Monday, May 14, 2018

It's a matter of knowing when to raise your head

The eager assistance Mr. Pence provided a senior lawmaker reflected the outsized political portfolio that the vice president and his aides have seized for themselves as the 2018 elections approach. While Mr. Trump remains an overpowering personality in Republican politics, he is mostly uninterested in the mechanics of managing a political party. His team of advisers is riven with personal divisions and the White House has not yet crafted a strategy for the midterms. So Mr. Trump’s supremely disciplined running mate has stepped into the void.

Republican officials now see Mr. Pence as seeking to exercise expansive control over a political party ostensibly helmed by Mr. Trump, tending to his own allies and interests even when the president’s instincts lean in another direction. Even as he laces his public remarks with praise for the president, Mr. Pence and his influential chief of staff, Nick Ayers, are unsettling a group of Mr. Trump’s fierce loyalists who fear they are forging a separate power base.

  NYT
Don't you think that was always the Pence plan?
In addition to addressing dozens of party events in recent months, Mr. Pence has effectively made himself the frontman for America First Policies, an outside group set up to back Mr. Trump’s agenda. He has keynoted more than a dozen of its events this year, traveling under its banner to states including Iowa and New Hampshire.

[...]

Mr. Pence’s team is aware of the unease within the White House, and Mr. Ayers recently told one Republican ally that one reason Mr. Pence is so effusive in his public remarks about Mr. Trump — he has recently hailed Mr. Trump as a “champion” for conservatives and branded the recent tax cuts a “Trump bonus” for America — is to tamp down questions about his loyalty.

[...]

And Mr. Pence has been intimately involved in planning for the 2020 campaign: He joined Mr. Trump for the meeting where the president told Brad Parscale, a digital strategist in the 2016 election, that he would manage the 2020 race. Mr. Pence stood behind Mr. Parscale, rubbing his shoulders, as Mr. Trump spoke.
Dude. Maybe that's going a little overboard.
Marty Obst, a senior Pence adviser, told a Republican donor that Mr. Pence wanted to be prepared for the next presidential race in case there was an opening.
Licking his chops, no doubt.
For now, Mr. Pence and his aides have found a yawning opening within the West Wing, as Mr. Trump’s principal political aides spend much of their time managing his impulses and vying with each other, instead of overseeing the party and this year’s campaign.
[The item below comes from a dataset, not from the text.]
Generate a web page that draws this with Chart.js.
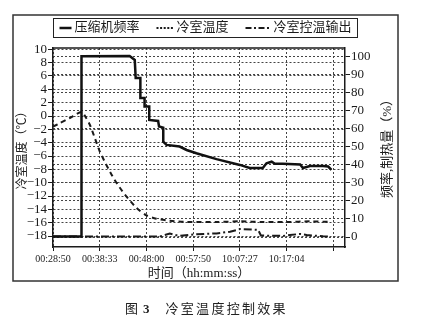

While past vice presidents, like Joseph R. Biden Jr. and Dick Cheney, have played important roles maintaining the political coalitions of their ticket-mates, neither man wielded Mr. Pence’s independent influence over an administration’s political network and agenda.

Steering Mr. Pence’s strategy is Mr. Ayers, a 35-year-old operative who is the subject of the most pointed criticism from Trump stalwarts. Mr. Ayers regularly joins Mr. Pence in meetings with the president and has told associates that if aides in the West Wing cannot stay on top of things, his office will step up, White House officials said.

Mr. Ayers again unsettled skeptics in the West Wing this month by poaching a politically savvy aide to Mr. Trump, William Kirkland, to join the Pence team. Mr. Kirkland ran Senator David Perdue’s 2014 campaign in Georgia, and Trump officials believe he will effectively run a shadow political office for Mr. Pence, a setup unheard-of so soon into a new administration.

[...]

[Alyssa Farah, a spokeswoman for Mr. Pence,] denied that Mr. Ayers had made comments about displacing the White House political office. “Nick has never said anything of the sort,” she said. She also said Mr. Ayers had not described Mr. Pence as being publicly ingratiating to prove his loyalty: “This is false.”
Wait til Fox News puts this story on TV.
an Brewer, the former governor of Arizona, who introduced Mr. Pence at a Phoenix event convened by America First in early May, said he could operate more freely than Mr. Trump at this point.

“We really, really appreciate him leading our party in that respect,” Ms. Brewer said, adding: “His mission is maybe a little bit different than the president, and he is not under attack 24/7 like the president is.”
The Party is thrilled to have Pence, I'm sure.

UPDATE:



No way Pence lets Haley take first place on any ticket.  If Pence is on the ticket, he's on top.